Tippett & Britten, Crouch End Festival Chorus
Barbican
20th January
Why has nobody paired these works before? So natural was the flow from Tippet's It is spring into the opening of Britten's Spring Symphony that the works could have been made to be paired. All the more thanks therefore to David Temple for bringing to pass what should have been obvious almost half a century ago. Experiencing the works as a pair brings unexpected nuances to both and helps us to see even greater depths in Tippett's early masterpiece A Child of our Time. We quickly dive beneath the superficial narrative line to realise a Jungian depth of paradoxical oppositions. Dark gives way to light, cold to heat, sadness to joy and isolation to friendship. A work stimulated by a specific act of violence takes on a universal appeal whose sense of hope and joy finds resolution in Britten's exultant Spring Symphony.

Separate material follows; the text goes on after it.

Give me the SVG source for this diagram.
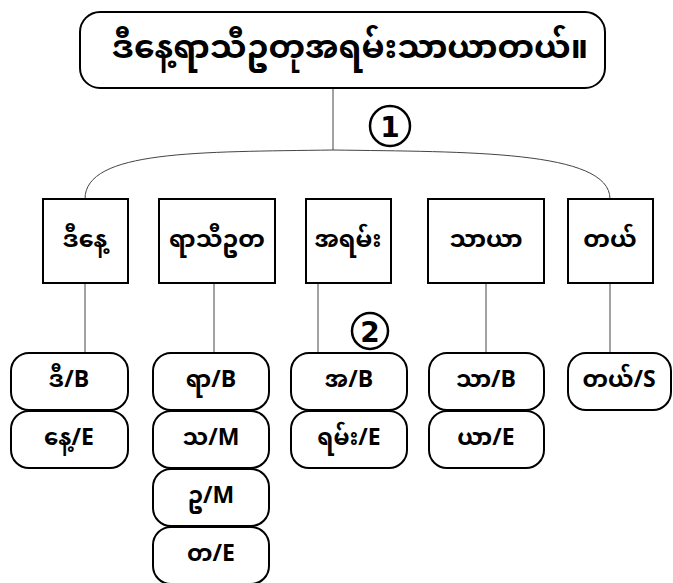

The forces as ever were drawn from strength with the Festival Chorus glowing with warmth and precision, finely matched by the intensity of the Finchley Children's Music Group. James Oxley has a remarkably English tenor sound but one which finds the humour in the text as well as its lyricism. Grant Doyle and Naomi Harvey were well matched to the score and Susan Bickley was particularly moving in the Tippett. It is hard to think of the Forest Philharmonic Orchestra as a semi-professional band when they play as well as this, and especial praise to the percussion in the Britten.
But above all this was David Temple's evening whose enthusiasm and vigour drove the music as a whole to a heart-warming conclusion. It may have been cold on the barbican walkways as we left but Spring had come hadn't it?